Alberto Mondadori è pieno di progetti, di idee, ama nel profondo i libri, li considera persone vive, crede nella loro funzione, per lui sono lo strumento principe del progresso sociale e civile di un popolo. Non è ancora finita la guerra quando in una lettera confida al padre qual è la sua idea di editoria fondata sulla supremazia dell’intelligenza, espressione della letteratura colta e insieme della «letteratura più umana e più immediata», in grado di creare una classe dirigente e una massa di lettori capaci di educarsi con la lettura e di costituire così la riserva, il rinnovamento di quella classe dirigente.
Le lettere, tematicamente divise, comprendono i due periodi della vita di Alberto, direttore editoriale della grossa Mondadori, con una funzione essenziale nella creazione di collane portanti, la Biblioteca moderna, i Narratori italiani, lo Specchio, gli Oscar (più tardi nel tempo) e poi creatore del suo Saggiatore, con l’ambizione di sprovincializzare la società nazionale e la sua cultura. Fu lui a far conoscere in Italia i grandi autori dell’antropologia, dell’etnologia, della psicoanalisi, dello strutturalismo, da Husserl a Merleau-Ponty, a Lévi-Strauss, a Jung, a Karl Jaspers, a Jean Starobinski, a Aleksandr Solzhenitsyn, a Konrad Lorenz, a Viktor Sklovskij, senza dimenticare gli studiosi italiani, da Antonio Banfi a Ernesto De Martino, agli scrittori e ai poeti come Amelia Rosselli.
È inimmaginabile, oggi, la figura di Alberto Mondadori in un Paese come il nostro, dove l’impegno di non pochi editori è dedicato soprattutto all’ossessiva ricerca dei bestseller d’annata, risolutori di tutti i mali, e al ticchettio dei registratori di cassa. (La cultura è verybella, ma non dà denaro).
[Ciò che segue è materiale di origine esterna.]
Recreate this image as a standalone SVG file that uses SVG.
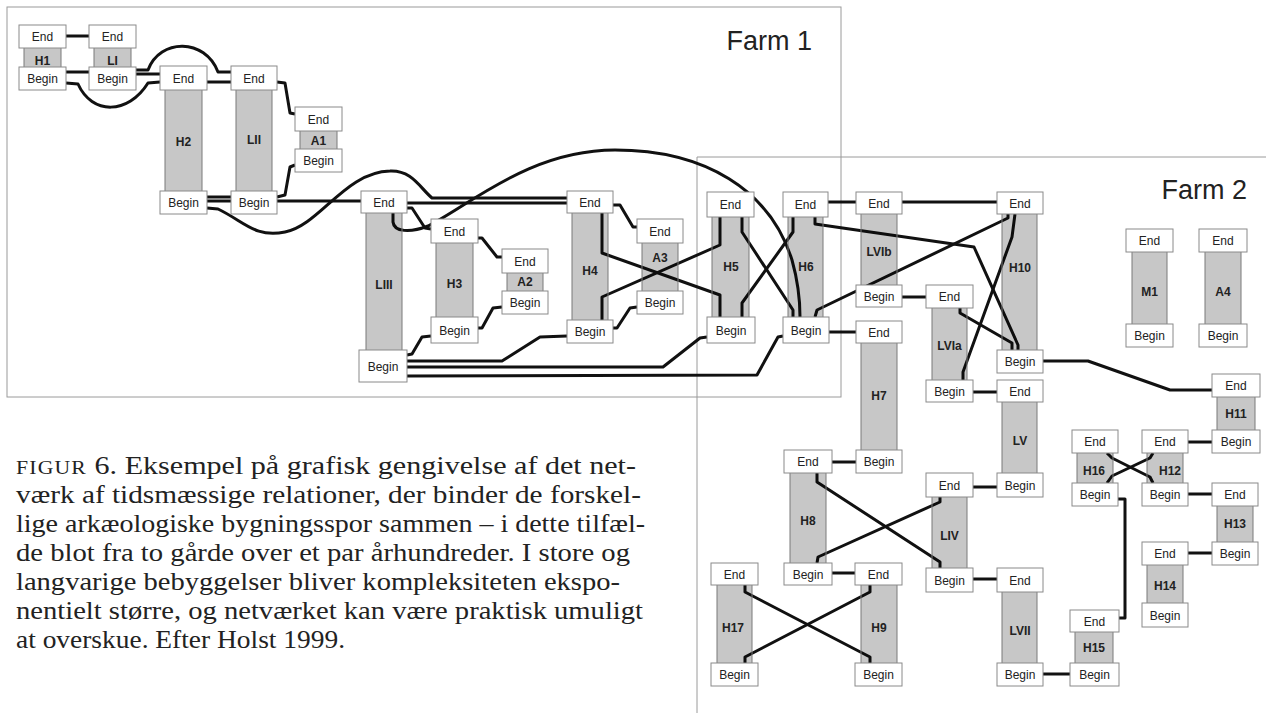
<svg xmlns="http://www.w3.org/2000/svg" width="1266" height="713" viewBox="0 0 1266 713">
<style>
.frame{fill:none;stroke:#9a9a9a;stroke-width:1}
.farm{font-family:"Liberation Sans",Arial,sans-serif;font-size:27px;fill:#222;text-anchor:end}
.bar{fill:#000;fill-opacity:.22;stroke:#7a7a7a;stroke-width:1}
.box{fill:#fff;stroke:#8a8a8a;stroke-width:1}
.ev{font-family:"Liberation Sans",Arial,sans-serif;font-size:12px;fill:#222;text-anchor:middle}
.lbl{font-family:"Liberation Sans",Arial,sans-serif;font-size:12px;font-weight:bold;fill:#222;text-anchor:middle}
.c{fill:none;stroke:#111;stroke-width:3;stroke-linejoin:round}
.cap{font-family:"Liberation Serif","Times New Roman",serif;font-size:25px;fill:#222}
.sc{font-size:18px;letter-spacing:1px}
</style>
<rect width="1266" height="713" fill="#fff"/>
<g id="frames">
<rect class="frame" x="7" y="7" width="834" height="390"/>
<path class="frame" d="M1266,157 H697 V713"/>
<text class="farm" x="812" y="50">Farm 1</text>
<text class="farm" x="1247" y="199">Farm 2</text>
</g>
<g id="connectors">
<path class="c" d="M66,36 H89"/>
<path class="c" d="M66,72 H89"/>
<path class="c" d="M66,83 L78,84 C92,115 128,115 148,83 L160,82"/>
<path class="c" d="M136,74 H160"/>
<path class="c" d="M136,70 L148,70 C160,38 205,38 218,72 L231,72"/>
<path class="c" d="M207,82 H231"/>
<path class="c" d="M277,82 L285,83 L290,113 L295,114"/>
<path class="c" d="M277,197 L285,195 L290,167 L295,165"/>
<path class="c" d="M207,197 H231"/>
<path class="c" d="M207,201 H361"/>
<path class="c" d="M207,208 L218,209 C245,222 255,238 285,232 C320,225 345,172 390,171 C412,170 420,188 432,198 L567,198"/>
<path class="c" d="M407,203 H567"/>
<path class="c" d="M407,208 L412,208 L425,228 L431,229"/>
<path class="c" d="M393,213 L393,222 C394,232 410,233 428,226 C470,205 530,150 615,150 C705,150 770,190 792,260 C799,285 800,305 800,317"/>
<path class="c" d="M478,238 L482,238 L497,257 L502,257"/>
<path class="c" d="M478,328 L482,328 L493,308 L502,307"/>
<path class="c" d="M407,355 L412,354 L422,337 L431,336"/>
<path class="c" d="M407,361 L502,361 L540,337 L567,336"/>
<path class="c" d="M407,367 L663,367 L700,338 L707,337"/>
<path class="c" d="M407,376 L757,375 L778,337 L783,336"/>
<path class="c" d="M613,205 L620,205 L633,227 L637,227"/>
<path class="c" d="M613,328 L617,328 L630,308 L637,307"/>
<path class="c" d="M602,213 V253 L720,295 V317"/>
<path class="c" d="M602,320 V297 L720,245 V217"/>
<path class="c" d="M742,217 V232 L793,310 V317"/>
<path class="c" d="M742,317 V303 L793,232 V217"/>
<path class="c" d="M828,202 H856"/>
<path class="c" d="M815,217 V224 L974,247 L1018,345 V350"/>
<path class="c" d="M815,317 L817,310 L1008,218 V214"/>
<path class="c" d="M828,332 H856"/>
<path class="c" d="M902,202 H997"/>
<path class="c" d="M902,297 H926"/>
<path class="c" d="M960,308 V313 L1012,343 V350"/>
<path class="c" d="M1015,214 L1012,237 L963,372 V380"/>
<path class="c" d="M973,392 H997"/>
<path class="c" d="M1043,361 H1088 L1170,390 H1212"/>
<path class="c" d="M832,462 H856"/>
<path class="c" d="M817,473 V482 L940,562 V568"/>
<path class="c" d="M817,563 L818,557 L940,502 V497"/>
<path class="c" d="M973,487 H997"/>
<path class="c" d="M832,573 H855"/>
<path class="c" d="M973,579 H997"/>
<path class="c" d="M745,585 V592 L870,657 V663"/>
<path class="c" d="M745,663 V657 L870,592 V585"/>
<path class="c" d="M1043,674 H1070"/>
<path class="c" d="M1118,499 H1125 V618 H1119"/>
<path class="c" d="M1107,453 L1112,458 L1150,477 L1153,483"/>
<path class="c" d="M1107,483 L1112,476 L1150,458 L1153,453"/>
<path class="c" d="M1188,442 H1212"/>
<path class="c" d="M1188,494 H1212"/>
<path class="c" d="M1188,553 H1212"/>
</g>
<g id="H1"><rect class="bar" x="24" y="47" width="37" height="21"/><rect class="box" x="19" y="25" width="47" height="23"/><text class="ev" x="42.5" y="41">End</text><rect class="box" x="19" y="67" width="47" height="23"/><text class="ev" x="42.5" y="83">Begin</text><text class="lbl" x="42.5" y="64.5">H1</text></g>
<g id="LI"><rect class="bar" x="94" y="47" width="37" height="21"/><rect class="box" x="89" y="25" width="47" height="23"/><text class="ev" x="112.5" y="41">End</text><rect class="box" x="89" y="67" width="47" height="23"/><text class="ev" x="112.5" y="83">Begin</text><text class="lbl" x="112.5" y="64.5">LI</text></g>
<g id="H2"><rect class="bar" x="165" y="89" width="37" height="103"/><rect class="box" x="160" y="66" width="47" height="24"/><text class="ev" x="183.5" y="82.5">End</text><rect class="box" x="160" y="191" width="47" height="23"/><text class="ev" x="183.5" y="207">Begin</text><text class="lbl" x="183.5" y="145.5">H2</text></g>
<g id="LII"><rect class="bar" x="236" y="89" width="36" height="103"/><rect class="box" x="231" y="66" width="46" height="24"/><text class="ev" x="254" y="82.5">End</text><rect class="box" x="231" y="191" width="46" height="23"/><text class="ev" x="254" y="207">Begin</text><text class="lbl" x="254" y="143.5">LII</text></g>
<g id="A1"><rect class="bar" x="300" y="130" width="37" height="20"/><rect class="box" x="295" y="107" width="47" height="24"/><text class="ev" x="318.5" y="123.5">End</text><rect class="box" x="295" y="149" width="47" height="23"/><text class="ev" x="318.5" y="165">Begin</text><text class="lbl" x="318.5" y="144.5">A1</text></g>
<g id="LIII"><rect class="bar" x="366" y="212" width="36" height="139"/><rect class="box" x="361" y="191" width="46" height="22"/><text class="ev" x="384" y="206.5">End</text><rect class="box" x="359" y="350" width="48" height="32"/><text class="ev" x="383" y="370.5">Begin</text><text class="lbl" x="384" y="288.5">LIII</text></g>
<g id="H3"><rect class="bar" x="436" y="242" width="37" height="76"/><rect class="box" x="431" y="219" width="47" height="24"/><text class="ev" x="454.5" y="235.5">End</text><rect class="box" x="431" y="317" width="47" height="26"/><text class="ev" x="454.5" y="334.5">Begin</text><text class="lbl" x="454.5" y="287.5">H3</text></g>
<g id="A2"><rect class="bar" x="507" y="272" width="36" height="20"/><rect class="box" x="502" y="249" width="46" height="24"/><text class="ev" x="525" y="265.5">End</text><rect class="box" x="502" y="291" width="46" height="23"/><text class="ev" x="525" y="307">Begin</text><text class="lbl" x="525" y="285.5">A2</text></g>
<g id="H4"><rect class="bar" x="572" y="212" width="36" height="109"/><rect class="box" x="567" y="191" width="46" height="22"/><text class="ev" x="590" y="206.5">End</text><rect class="box" x="567" y="320" width="46" height="23"/><text class="ev" x="590" y="336">Begin</text><text class="lbl" x="590" y="274.5">H4</text></g>
<g id="A3"><rect class="bar" x="642" y="242" width="36" height="50"/><rect class="box" x="637" y="219" width="46" height="24"/><text class="ev" x="660" y="235.5">End</text><rect class="box" x="637" y="291" width="46" height="23"/><text class="ev" x="660" y="307">Begin</text><text class="lbl" x="660" y="261.5">A3</text></g>
<g id="H5"><rect class="bar" x="712" y="216" width="37" height="102"/><rect class="box" x="707" y="192" width="47" height="25"/><text class="ev" x="730.5" y="209">End</text><rect class="box" x="707" y="317" width="48" height="26"/><text class="ev" x="731" y="334.5">Begin</text><text class="lbl" x="731" y="270.5">H5</text></g>
<g id="H6"><rect class="bar" x="788" y="216" width="35" height="102"/><rect class="box" x="783" y="192" width="45" height="25"/><text class="ev" x="805.5" y="209">End</text><rect class="box" x="783" y="317" width="46" height="26"/><text class="ev" x="806" y="334.5">Begin</text><text class="lbl" x="806" y="270.5">H6</text></g>
<g id="LVIb"><rect class="bar" x="861" y="213" width="36" height="73"/><rect class="box" x="856" y="192" width="46" height="22"/><text class="ev" x="879" y="207.5">End</text><rect class="box" x="856" y="285" width="46" height="22"/><text class="ev" x="879" y="300.5">Begin</text><text class="lbl" x="879" y="255.5">LVIb</text></g>
<g id="H7"><rect class="bar" x="861" y="342" width="36" height="109"/><rect class="box" x="856" y="321" width="46" height="22"/><text class="ev" x="879" y="336.5">End</text><rect class="box" x="856" y="450" width="46" height="23"/><text class="ev" x="879" y="466">Begin</text><text class="lbl" x="879" y="399.5">H7</text></g>
<g id="H10"><rect class="bar" x="1002" y="213" width="35" height="138"/><rect class="box" x="997" y="192" width="46" height="22"/><text class="ev" x="1020" y="207.5">End</text><rect class="box" x="997" y="350" width="46" height="23"/><text class="ev" x="1020" y="366">Begin</text><text class="lbl" x="1020" y="271.5">H10</text></g>
<g id="LVIa"><rect class="bar" x="932" y="307" width="35" height="74"/><rect class="box" x="926" y="285" width="47" height="23"/><text class="ev" x="949.5" y="301">End</text><rect class="box" x="926" y="380" width="47" height="22"/><text class="ev" x="949.5" y="395.5">Begin</text><text class="lbl" x="949.5" y="349.5">LVIa</text></g>
<g id="LV"><rect class="bar" x="1002" y="401" width="35" height="73"/><rect class="box" x="997" y="380" width="46" height="22"/><text class="ev" x="1020" y="395.5">End</text><rect class="box" x="997" y="473" width="46" height="24"/><text class="ev" x="1020" y="489.5">Begin</text><text class="lbl" x="1020" y="444.5">LV</text></g>
<g id="H8"><rect class="bar" x="790" y="472" width="36" height="92"/><rect class="box" x="784" y="450" width="48" height="23"/><text class="ev" x="808" y="466">End</text><rect class="box" x="784" y="563" width="48" height="22"/><text class="ev" x="808" y="578.5">Begin</text><text class="lbl" x="808" y="524.5">H8</text></g>
<g id="LIV"><rect class="bar" x="932" y="496" width="35" height="73"/><rect class="box" x="926" y="473" width="47" height="24"/><text class="ev" x="949.5" y="489.5">End</text><rect class="box" x="926" y="568" width="47" height="24"/><text class="ev" x="949.5" y="584.5">Begin</text><text class="lbl" x="949.5" y="539.5">LIV</text></g>
<g id="H9"><rect class="bar" x="861" y="584" width="36" height="80"/><rect class="box" x="855" y="563" width="47" height="22"/><text class="ev" x="878.5" y="578.5">End</text><rect class="box" x="855" y="663" width="47" height="23"/><text class="ev" x="878.5" y="679">Begin</text><text class="lbl" x="879" y="631.5">H9</text></g>
<g id="H17"><rect class="bar" x="717" y="584" width="35" height="80"/><rect class="box" x="711" y="563" width="47" height="22"/><text class="ev" x="734.5" y="578.5">End</text><rect class="box" x="711" y="663" width="47" height="23"/><text class="ev" x="734.5" y="679">Begin</text><text class="lbl" x="733" y="631.5">H17</text></g>
<g id="LVII"><rect class="bar" x="1002" y="591" width="35" height="73"/><rect class="box" x="997" y="568" width="46" height="24"/><text class="ev" x="1020" y="584.5">End</text><rect class="box" x="997" y="663" width="46" height="23"/><text class="ev" x="1020" y="679">Begin</text><text class="lbl" x="1020" y="634.5">LVII</text></g>
<g id="H15"><rect class="bar" x="1075" y="631" width="38" height="33"/><rect class="box" x="1070" y="610" width="49" height="22"/><text class="ev" x="1094.5" y="625.5">End</text><rect class="box" x="1070" y="663" width="49" height="23"/><text class="ev" x="1094.5" y="679">Begin</text><text class="lbl" x="1094" y="651.5">H15</text></g>
<g id="H16"><rect class="bar" x="1077" y="452" width="36" height="32"/><rect class="box" x="1072" y="430" width="46" height="23"/><text class="ev" x="1095" y="446">End</text><rect class="box" x="1072" y="483" width="46" height="23"/><text class="ev" x="1095" y="499">Begin</text><text class="lbl" x="1094" y="474.5">H16</text></g>
<g id="H12"><rect class="bar" x="1147" y="452" width="36" height="32"/><rect class="box" x="1142" y="430" width="46" height="23"/><text class="ev" x="1165" y="446">End</text><rect class="box" x="1142" y="483" width="46" height="23"/><text class="ev" x="1165" y="499">Begin</text><text class="lbl" x="1170" y="474.5">H12</text></g>
<g id="H11"><rect class="bar" x="1217" y="396" width="38" height="35"/><rect class="box" x="1212" y="374" width="48" height="23"/><text class="ev" x="1236" y="390">End</text><rect class="box" x="1212" y="430" width="48" height="23"/><text class="ev" x="1236" y="446">Begin</text><text class="lbl" x="1236" y="417.5">H11</text></g>
<g id="H13"><rect class="bar" x="1217" y="505" width="36" height="38"/><rect class="box" x="1212" y="483" width="46" height="23"/><text class="ev" x="1235" y="499">End</text><rect class="box" x="1212" y="542" width="46" height="23"/><text class="ev" x="1235" y="558">Begin</text><text class="lbl" x="1235" y="527.5">H13</text></g>
<g id="H14"><rect class="bar" x="1147" y="564" width="36" height="40"/><rect class="box" x="1142" y="542" width="46" height="23"/><text class="ev" x="1165" y="558">End</text><rect class="box" x="1142" y="603" width="46" height="24"/><text class="ev" x="1165" y="619.5">Begin</text><text class="lbl" x="1165" y="589.5">H14</text></g>
<g id="M1"><rect class="bar" x="1132" y="251" width="35" height="74"/><rect class="box" x="1126" y="229" width="47" height="23"/><text class="ev" x="1149.5" y="245">End</text><rect class="box" x="1126" y="324" width="47" height="23"/><text class="ev" x="1149.5" y="340">Begin</text><text class="lbl" x="1149.5" y="295.5">M1</text></g>
<g id="A4"><rect class="bar" x="1205" y="251" width="36" height="74"/><rect class="box" x="1199" y="229" width="48" height="23"/><text class="ev" x="1223" y="245">End</text><rect class="box" x="1199" y="324" width="48" height="23"/><text class="ev" x="1223" y="340">Begin</text><text class="lbl" x="1223" y="295.5">A4</text></g>
<g id="caption" class="cap">
<text x="16" y="474" textLength="620" lengthAdjust="spacingAndGlyphs"><tspan class="sc">FIGUR</tspan> 6. Eksempel på grafisk gengivelse af det net-</text>
<text x="16" y="503" textLength="625" lengthAdjust="spacingAndGlyphs">værk af tidsmæssige relationer, der binder de forskel-</text>
<text x="16" y="532" textLength="629" lengthAdjust="spacingAndGlyphs">lige arkæologiske bygningsspor sammen – i dette tilfæl-</text>
<text x="16" y="561" textLength="614" lengthAdjust="spacingAndGlyphs">de blot fra to gårde over et par århundreder. I store og</text>
<text x="16" y="590" textLength="604" lengthAdjust="spacingAndGlyphs">langvarige bebyggelser bliver kompleksiteten ekspo-</text>
<text x="16" y="619" textLength="627" lengthAdjust="spacingAndGlyphs">nentielt større, og netværket kan være praktisk umuligt</text>
<text x="16" y="648" textLength="329" lengthAdjust="spacingAndGlyphs">at overskue. Efter Holst 1999.</text>
</g>
</svg>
Il libro – il mestiere dell’editore – è interessante, spesso divertente. Gli autori di frequente sono insopportabili, esistono soltanto loro, esigono attenzione, pubblicità, contratti congrui alla loro fama anche se non la posseggono. Quasimodo protesta, ce l’ha con Montale, con Saba, i rivali. Buzzati con Il deserto dei tartari ha venduto 32 mila copie e 65 mila con Un amore. «L’Espresso» pubblica raramente una recensione ai libri del Saggiatore, Alberto lo fa sapere a Carlo Caracciolo. Dice di no a un ministro dc che gli raccomanda un poeta arabo. Manda al diavolo uno scrittore, lo libera dell’opzione decennale, gli restituisce un romanzo, gli augura miglior fortuna. È felice di far sapere a Kennedy che è uscita la primissima copia dell’edizione italiana del suo The Strategy of Peace, chiede a Krusciov (1961) la prefazione a una raccolta dei più celebri proverbi russi. Senza successo. Non ha successo neppure con Montale, al quale (1947) chiede di tradurre La montagna incantata di Thomas Mann. (Avrà più fortuna, nel 1949, Gianni Antonini, che per le edizioni di Enrico Cederna riuscirà a far tradurre al poeta l’ Amleto ).
Si dà da fare per il Nobel a Ungaretti, nel 1954, e a Bacchelli due anni dopo. Si interessa del Bagutta, scrive una lettera amareggiata e infastidita a Alba de Céspedes che ambiva al Viareggio.
Non è mai banale, non usa la diplomazia ipocrita di certe case editrici. Ci sono nel libro dei tratti poetici, come quando racconta a Palazzeschi com’è nata la Biblioteca delle Silerchie, una collana: «L’ho battezzata col nome della strada dove sorge la mia casa di Camaiore. Poi ho anche saputo che coi rami delle “Silerchie”, arbusti che nascono sulle rive dei fiumi, si fanno talismani per tener lontano il male».